The result has been an explosion of litigation. Large firms like Apple, Microsoft, Motorola, and Samsung are suing one another over mobile phone patents. And as a recent episode of This American Life documented, there are entire office buildings full of “patent trolls” that produce no useful products but sue other companies that do. What has gone largely overlooked in the coverage of the “patent wars,” however, has been the disproportionate burden placed on small firms—which has enormous consequences for the movement toward DIY innovation.
Software is unusual because it is effectively eligible for both copyright and patent protection. Patents traditionally protect physical machines or processes, like the light bulb, the vulcanization of rubber, or the transistor. Copyrights protect written and audiovisual works, like novels, music, or movies. Computer programs straddle this boundary. They are written works, but when executed by computers, they affect the real world. Since the 1990s, courts have allowed software creators to seek both copyright and patent protections.

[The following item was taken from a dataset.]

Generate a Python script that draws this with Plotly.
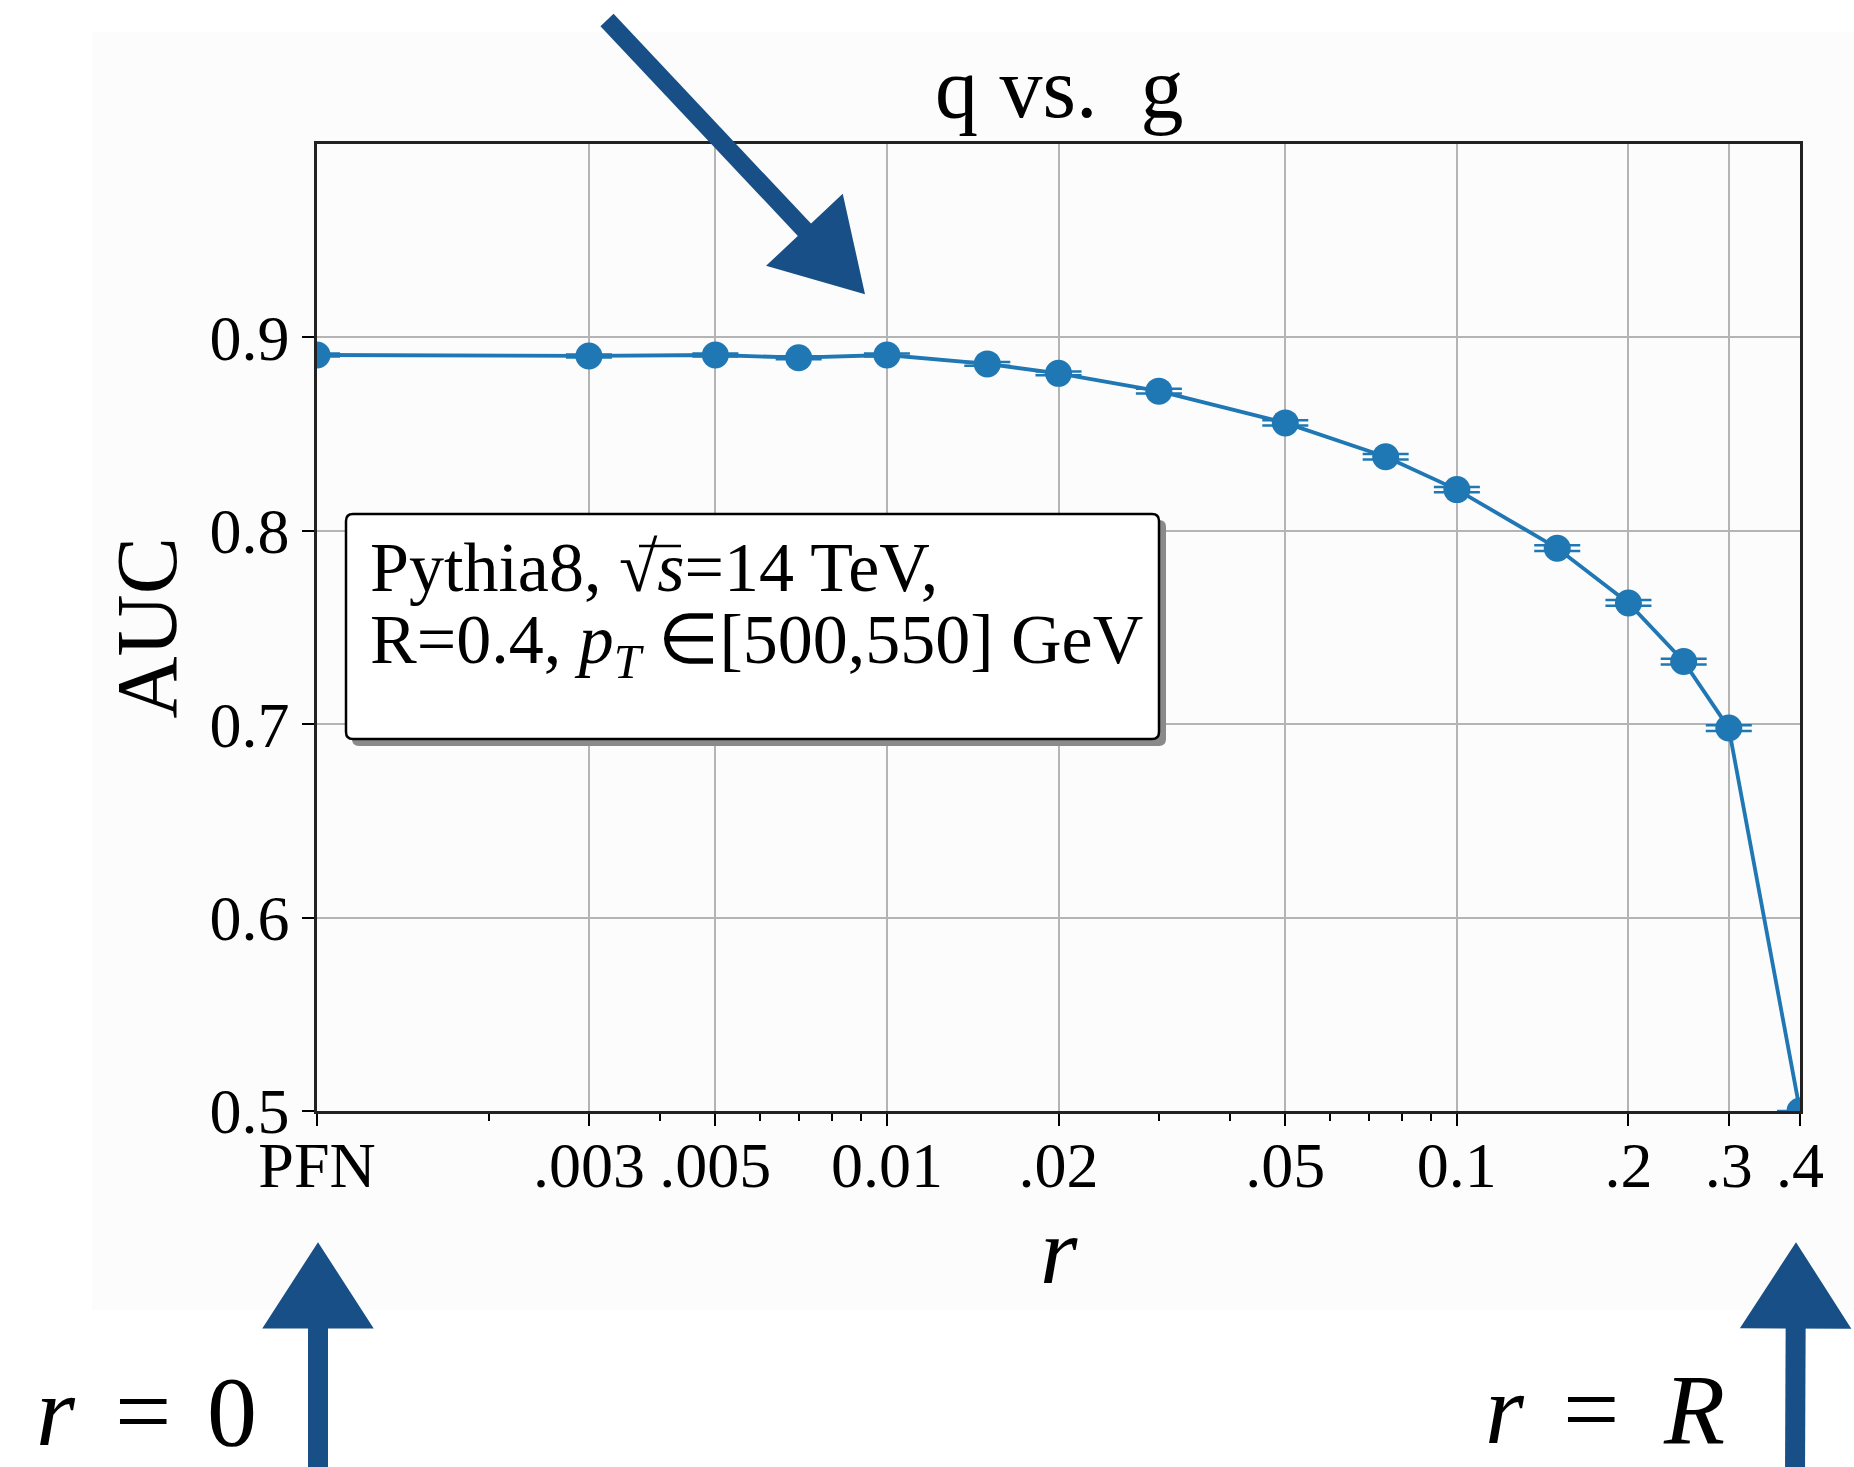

While copyright law has served the software industry well, the same is not true of patents. Copyright protection is granted automatically when a work is created. In contrast, obtaining a patent is an elaborate, expensive process. Copyright infringement occurs only when someone deliberately copies someone else’s work. But a programmer can infringe someone else’s patent by accident, simply by creating a product with similar features.
The patent system doesn’t even offer software developers an efficient way of figuring out which patents they are in danger of infringing upon. It’s a matter of arithmetic: There are hundreds of thousands of active software patents, and a typical software product contains thousands of lines of code. Given that a handful of lines of code can lead to patent infringement, the amount of legal research required to compare every line of a computer program against every active software patent is astronomical.
Little wonder, then, that most software firms don’t even try to avoid infringement. Defending against patent litigation is simply seen as a cost of doing business in the software industry. Startups hope that by the time the inevitable lawsuits arrive, they will have grown large enough to hire good lawyers to defend themselves. But as the number of software patents—and with it, the volume of litigation—has soared, smaller companies have become targets.
These startup firms face legal threats from two directions: patent trolls and large incumbents like Microsoft and IBM that demand small firms pay them licensing fees.
The contrast between Microsoft and Google helps to illustrate the problem. The U.S. Patent Office has issued Microsoft more than 19,000 patents since 1998, the year Google was founded. In contrast, Google has been issued fewer than 1,100. While Microsoft is undoubtedly an innovative company, it’s hard to argue that it has been almost 20 times as innovative as Google in the last 14 years. Rather, Microsoft’s larger portfolio reflects the fact that a decade ago, Microsoft was a mature company with plenty of cash to spend on patent lawyers, while Google was still a small startup focused on hiring engineers.
Most of Microsoft’s patents cover relatively pedestrian features of software products. In a pending lawsuit against Barnes & Noble, for example, Microsoft asserts that the Nook infringes patents on the concept of selecting text by dragging “graphical selection handles” and the idea of displaying a website sans background image while waiting for the background image to load. Individually, these patents are unremarkable. But when consolidated in the hands of one firm, they form a dense “patent thicket.” Microsoft’s vast portfolio—reportedly numbering about 60,000 when acquisitions are taken into account—allows the Redmond, Wash., software giant to sue almost any software firm for patent infringement.
And that makes Microsoft a de facto gatekeeper to the software industry. This isn’t a problem for other large incumbents, such as Apple and IBM, which have thousands of their own patents and use them to negotiate broad cross‐licensing agreements. But small firms haven’t had the time—or the millions of dollars—to acquire large portfolios.
And that’s troubling because Silicon Valley has traditionally been a place where new firms can come out of nowhere to topple entrenched incumbents. Yet new firms wanting to compete against Microsoft, Apple, or IBM are increasingly forced to first license the incumbents’ patents. It’s hard to win in the marketplace when you’re forced to share your revenues with your competitors.
The patent system is a poor fit for the software industry. We shouldn’t force the small, nimble firms (which make the field so dynamic) to divert scarce capital to defending themselves against patent lawsuits or amassing patent portfolios of their own. And computer software is already eligible for copyright protection, so patent protection is superfluous for rewarding software innovation.
Unfortunately, there appears to be little understanding among policymakers of the damage patents are doing in the software industry and particularly for the scrappy innovators they love to talk up. Congress excluded tax strategies from patentability in last year’s patent reform legislation, but it did not even consider a similar carve‐out for software. The Supreme Court seems equally oblivious to the damage patents are doing to the software industry. Writing in a 2010 patent case, Justice Kennedy worried that a lower court’s ruling, if upheld, would “create uncertainty as to the patentability of software.” He seemed to regard this as a bad thing, but software entrepreneurs like James Thompson are likely to see things differently.